ANA PAULA MAIA: Eu conheci em 2006 o trabalho do Fabz, um designer de Curitiba que tem um projeto bárbaro de fotosnovelas no site Crepúsculo. Alto nível. Eu já tinha até então pensado em fazer um trailler do livro, como forma de divulgação e de desdobramento da história. Escrevi um roteiro seqüência e mandei para ele. Ele a princípio não entendeu muito bem, mas expliquei a possibilidade disso dar certo. De se fazer um trailler, até porque este livro permite isso. Ele gostou e disse que faria o projeto nos padrões de suas fotonovelas. Logo em seguida eu assinei a publicação do romance com a Língua Geral e apresentei a idéia do trailler para exibição nos cinemas. Eles gostaram do projeto e compraram a idéia. O trailler vai para os cinemas. A cena que acontece no trailler não está no livro, mas poderia. Eu posso escrever dezenas de cenas que não estão no livro, porém são cenas do universo do livro. Daí a questão do desdobramento. Digamos que entre um capítulo e outro, aquilo que está no trailler aconteceu em algum momento da história com algum dos personagens, só que o leitor não sabe.

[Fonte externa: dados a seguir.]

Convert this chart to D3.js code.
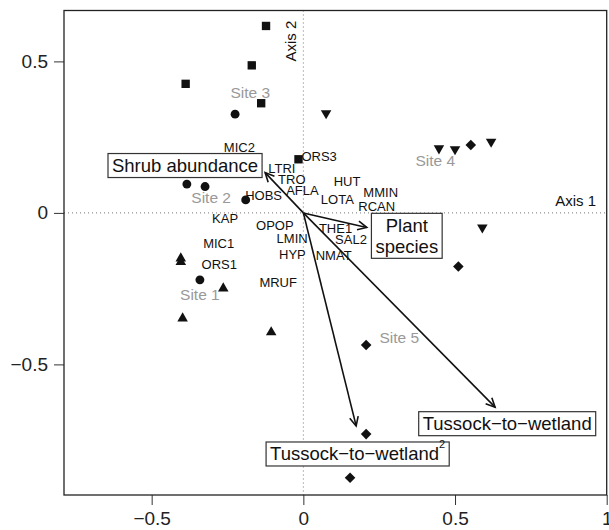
<!DOCTYPE html>
<html><head><meta charset="utf-8">
<script src="https://cdn.jsdelivr.net/npm/d3@7"></script>
<style>body{margin:0;background:#fff}svg{display:block}text{font-family:"Liberation Sans",Arial,Helvetica,sans-serif}</style>
</head><body><div id="chart"></div>
<script>
// Site scores (axis 1, axis 2) by group
const squares = [[-0.123,0.617],[-0.170,0.487],[-0.388,0.426],[-0.139,0.362],[-0.016,0.177]];
const circles = [[-0.225,0.326],[-0.384,0.095],[-0.324,0.087],[-0.190,0.043],[-0.341,-0.221]];
const trianglesUp = [[-0.404,-0.150],[-0.404,-0.162],[-0.264,-0.249],[-0.398,-0.348],[-0.106,-0.394]];
const trianglesDown = [[0.075,0.329],[0.447,0.213],[0.500,0.210],[0.619,0.235],[0.590,-0.048]];
const diamonds = [[0.552,0.224],[0.511,-0.177],[0.207,-0.436],[0.207,-0.730],[0.154,-0.874]];
// Species labels
const speciesNames = ["MIC2","LTRI","TRO","AFLA","HOBS","HUT","LOTA","MMIN","RCAN","KAP","OPOP","LMIN","THE1","SAL2","MIC1","HYP","NMAT","ORS1","MRUF","ORS3"];
const speciesX = [-0.211,-0.071,-0.038,-0.003,-0.131,0.144,0.112,0.255,0.242,-0.258,-0.094,-0.037,0.106,0.157,-0.279,-0.036,0.100,-0.277,-0.083,0.052];
const speciesY = [0.216,0.146,0.111,0.073,0.057,0.102,0.045,0.067,0.020,-0.019,-0.041,-0.085,-0.052,-0.087,-0.102,-0.138,-0.140,-0.171,-0.229,0.186];
// Site group labels
const siteNames = ["Site 1","Site 2","Site 3","Site 4","Site 5"];
const siteX = [-0.341,-0.304,-0.175,0.435,0.316];
const siteY = [-0.270,0.052,0.399,0.172,-0.412];
// Environmental vectors
const vecNames = ["Shrub abundance","Plant species","Tussock\u2212to\u2212wetland","Tussock\u2212to\u2212wetland"];
const vecX = [-0.126,0.209,0.632,0.174];
const vecY = [0.133,-0.048,-0.641,-0.703];
const vecLabelX = [-0.390,0.341,0.672,0.179];
const vecLabelY = [0.158,-0.074,-0.694,-0.794];
// Axes
const xTicks = [-0.5,0,0.5,1];
const yTicks = [-0.5,0,0.5];
const xDomain = [-0.789,1.0];
const yDomain = [-0.931,0.668];

const W=609,H=530;
const L=64,R=606.7,T=10.5,B=495;
const svg=d3.select("#chart").append("svg").attr("width",W).attr("height",H);
const x=d3.scaleLinear().domain(xDomain).range([L,R]);
const y=d3.scaleLinear().domain(yDomain).range([B,T]);
const fmt=d=>d===0?"0":(d<0?"\u2212":"")+String(Math.abs(d));

// dotted zero lines
svg.append("line").attr("x1",L).attr("x2",R).attr("y1",y(0)).attr("y2",y(0))
  .attr("stroke","#777").attr("stroke-width",1).attr("stroke-dasharray","1,3");
svg.append("line").attr("y1",T).attr("y2",B).attr("x1",x(0)).attr("x2",x(0))
  .attr("stroke","#777").attr("stroke-width",1).attr("stroke-dasharray","1,3");

// axes
const xa=svg.append("g").attr("transform",`translate(0,${B})`)
  .call(d3.axisBottom(x).tickValues(xTicks).tickSize(10).tickPadding(7).tickFormat(fmt));
const ya=svg.append("g").attr("transform",`translate(${L},0)`)
  .call(d3.axisLeft(y).tickValues(yTicks).tickSize(10).tickPadding(6).tickFormat(fmt));
[xa,ya].forEach(g=>{g.select(".domain").remove();g.selectAll("line").attr("stroke","#333");
  g.selectAll("text").attr("font-size",19).attr("fill","#222").style("font-family",'"Liberation Sans",Arial,sans-serif');});
// frame
svg.append("rect").attr("x",L).attr("y",T).attr("width",R-L).attr("height",B-T)
  .attr("fill","none").attr("stroke","#222").attr("stroke-width",1.3);

// Axis labels inside
svg.append("text").attr("x",x(0.965)).attr("y",y(0)-7).attr("text-anchor","end")
  .attr("font-size",15).attr("fill","#111").text("Axis 1");
svg.append("text").attr("transform",`translate(${x(0)-13},${y(0.567)}) rotate(-90)`).attr("text-anchor","middle")
  .attr("dominant-baseline","central").attr("font-size",15).attr("fill","#111").text("Axis 2");

// species labels
svg.append("g").selectAll("text").data(speciesNames).join("text")
  .attr("x",(d,i)=>x(speciesX[i])).attr("y",(d,i)=>y(speciesY[i]))
  .attr("text-anchor","middle").attr("dominant-baseline","central")
  .attr("font-size",13).attr("fill","#111").text(d=>d);

// site labels
svg.append("g").selectAll("text").data(siteNames).join("text")
  .attr("x",(d,i)=>x(siteX[i])).attr("y",(d,i)=>y(siteY[i]))
  .attr("text-anchor","middle").attr("dominant-baseline","central")
  .attr("font-size",15.5).attr("fill","#999").text(d=>d);

// points
const g=svg.append("g").attr("fill","#111");
const sym=(type,size)=>d3.symbol().type(type).size(size)();
g.selectAll(".sq").data(squares).join("path").attr("d",sym(d3.symbolSquare,70))
  .attr("transform",d=>`translate(${x(d[0])},${y(d[1])})`);
g.selectAll(".ci").data(circles).join("path").attr("d",sym(d3.symbolCircle,62))
  .attr("transform",d=>`translate(${x(d[0])},${y(d[1])})`);
g.selectAll(".tu").data(trianglesUp).join("path").attr("d",sym(d3.symbolTriangle,48))
  .attr("transform",d=>`translate(${x(d[0])},${y(d[1])})`);
g.selectAll(".td").data(trianglesDown).join("path").attr("d",sym(d3.symbolTriangle,48))
  .attr("transform",d=>`translate(${x(d[0])},${y(d[1])}) rotate(180)`);
g.selectAll(".di").data(diamonds).join("path").attr("d",sym(d3.symbolSquare,56))
  .attr("transform",d=>`translate(${x(d[0])},${y(d[1])}) rotate(45)`);

// vectors
const va=svg.append("g").attr("stroke","#111").attr("stroke-width",1.6).attr("fill","none");
vecX.forEach((vx,i)=>{
  const x0=x(0),y0=y(0),x1=x(vx),y1=y(vecY[i]);
  va.append("line").attr("x1",x0).attr("y1",y0).attr("x2",x1).attr("y2",y1);
  const a=Math.atan2(y1-y0,x1-x0),len=10,sp=0.45;
  va.append("path").attr("d",`M${x1-len*Math.cos(a-sp)},${y1-len*Math.sin(a-sp)}L${x1},${y1}L${x1-len*Math.cos(a+sp)},${y1-len*Math.sin(a+sp)}`);
});

// boxed labels
const lb=svg.append("g");
function boxed(cx,cy,lines,sup){
  const gg=lb.append("g");
  const fs=18.5,lh=21;
  const n=lines.length;
  lines.forEach((ln,k)=>{
    const t=gg.append("text").attr("x",cx).attr("y",cy+(k-(n-1)/2)*lh).attr("text-anchor","middle")
      .attr("dominant-baseline","central").attr("font-size",fs).attr("fill","#111");
    t.append("tspan").text(ln);
    if(sup&&k===n-1) t.append("tspan").attr("font-size",11).attr("dy",-9).text(sup);
  });
  const bb=gg.node().getBBox();
  gg.insert("rect",":first-child").attr("x",bb.x-4).attr("y",cy-(n*lh)/2-1).attr("width",bb.width+8)
    .attr("height",n*lh+3).attr("fill","#fff").attr("stroke","#333").attr("stroke-width",1.2);
}
boxed(x(vecLabelX[0]),y(vecLabelY[0]),[vecNames[0]]);
boxed(x(vecLabelX[1]),y(vecLabelY[1]),["Plant","species"]);
boxed(x(vecLabelX[2]),y(vecLabelY[2]),[vecNames[2]]);
boxed(x(vecLabelX[3]),y(vecLabelY[3]),[vecNames[3]],"2");
</script></body></html>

O GLOBO: Que artistas influenciam seus textos?

ANA PAULA MAIA: Hum... exatamente. Artistas e não só autores.
Neil Gaiman (especificamente as histórias de Sandman), Dave Mackean, Salinger, ZZTop, Universo Marvel, Luis Buñuel, Julio Verne, Platão (os diálogos), Shopenhauer, Nelson Rodrigues, Tarantino, Dostoiévski, Blues, Patrick MacCabe, os Titãs, John Fante, Creedence Clearwater Revival, Hemingway, Henry Miller, Russ Meyer, Graciliano Ramos (Angústia), Chuck Norris e Charles Bronson... entre muitos outros. Sou um produto de tudo isso. Dentro ou fora da literatura.

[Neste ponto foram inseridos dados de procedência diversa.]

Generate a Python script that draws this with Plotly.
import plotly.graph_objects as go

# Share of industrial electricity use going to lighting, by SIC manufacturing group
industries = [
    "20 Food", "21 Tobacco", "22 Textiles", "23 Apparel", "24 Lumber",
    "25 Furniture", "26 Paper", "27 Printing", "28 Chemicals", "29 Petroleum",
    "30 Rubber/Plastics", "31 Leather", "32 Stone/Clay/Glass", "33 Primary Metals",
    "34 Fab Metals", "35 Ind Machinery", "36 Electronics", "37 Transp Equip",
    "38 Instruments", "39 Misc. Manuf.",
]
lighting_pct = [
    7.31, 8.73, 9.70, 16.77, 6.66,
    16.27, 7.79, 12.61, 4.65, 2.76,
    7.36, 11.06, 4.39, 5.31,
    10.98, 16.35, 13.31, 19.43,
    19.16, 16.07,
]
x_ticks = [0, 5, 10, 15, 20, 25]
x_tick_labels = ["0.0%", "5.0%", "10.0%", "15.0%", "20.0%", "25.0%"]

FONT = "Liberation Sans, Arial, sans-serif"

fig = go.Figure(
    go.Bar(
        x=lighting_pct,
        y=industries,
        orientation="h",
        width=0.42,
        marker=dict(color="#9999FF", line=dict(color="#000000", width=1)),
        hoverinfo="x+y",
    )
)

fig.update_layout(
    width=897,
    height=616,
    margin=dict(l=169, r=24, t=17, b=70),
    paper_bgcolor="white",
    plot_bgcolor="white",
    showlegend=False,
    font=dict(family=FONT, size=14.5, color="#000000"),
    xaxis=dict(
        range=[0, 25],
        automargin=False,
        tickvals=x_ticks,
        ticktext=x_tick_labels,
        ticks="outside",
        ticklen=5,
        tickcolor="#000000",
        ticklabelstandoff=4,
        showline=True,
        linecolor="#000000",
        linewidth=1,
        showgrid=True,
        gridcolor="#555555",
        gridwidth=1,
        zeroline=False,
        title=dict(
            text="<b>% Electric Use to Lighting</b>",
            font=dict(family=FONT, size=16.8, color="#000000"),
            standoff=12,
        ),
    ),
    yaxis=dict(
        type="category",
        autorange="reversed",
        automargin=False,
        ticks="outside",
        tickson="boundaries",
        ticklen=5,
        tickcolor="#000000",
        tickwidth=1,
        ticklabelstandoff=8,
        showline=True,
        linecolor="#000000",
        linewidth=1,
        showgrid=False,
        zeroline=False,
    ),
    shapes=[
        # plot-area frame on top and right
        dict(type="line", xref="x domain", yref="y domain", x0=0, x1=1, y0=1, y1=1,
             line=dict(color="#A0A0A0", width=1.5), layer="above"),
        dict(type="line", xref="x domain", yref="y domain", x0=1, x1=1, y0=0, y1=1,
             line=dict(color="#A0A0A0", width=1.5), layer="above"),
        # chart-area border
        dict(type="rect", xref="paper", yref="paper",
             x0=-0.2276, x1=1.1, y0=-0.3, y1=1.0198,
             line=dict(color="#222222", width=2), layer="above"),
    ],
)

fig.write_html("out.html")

O GLOBO: Quando, e por que, você começou a escrever?

ANA PAULA MAIA: Comecei a escrever faz uns oito anos. E comecei porque eu tinha tido um princípio de estafa. Estava tomando remédios de tarja-preta. Eu surtei por algum motivo que nunca soube ao certo. Enquanto me recuperava, eu não podia fazer muita coisa, além de estar de férias da faculdade. Eu só tinha meu computador e algumas coisas me afetando a consciência além dos efeitos dos remédios. E por não ter nada para fazer, sentei diante do micro e comecei a escrever a história de um entregador de pizza, um triller. Um roteiro para curta-metragem. E a história não só saiu como foi produzida, porém nunca finalizada. Daí, eu nunca mais parei de escrever. Mas os remédios eu parei faz muitos anos. Palavra.
Comecei a escrever acidentalmente. E escrevo porque tenho muitos pesadelos. Meus pesadelos me mantêm escrevendo regularmente.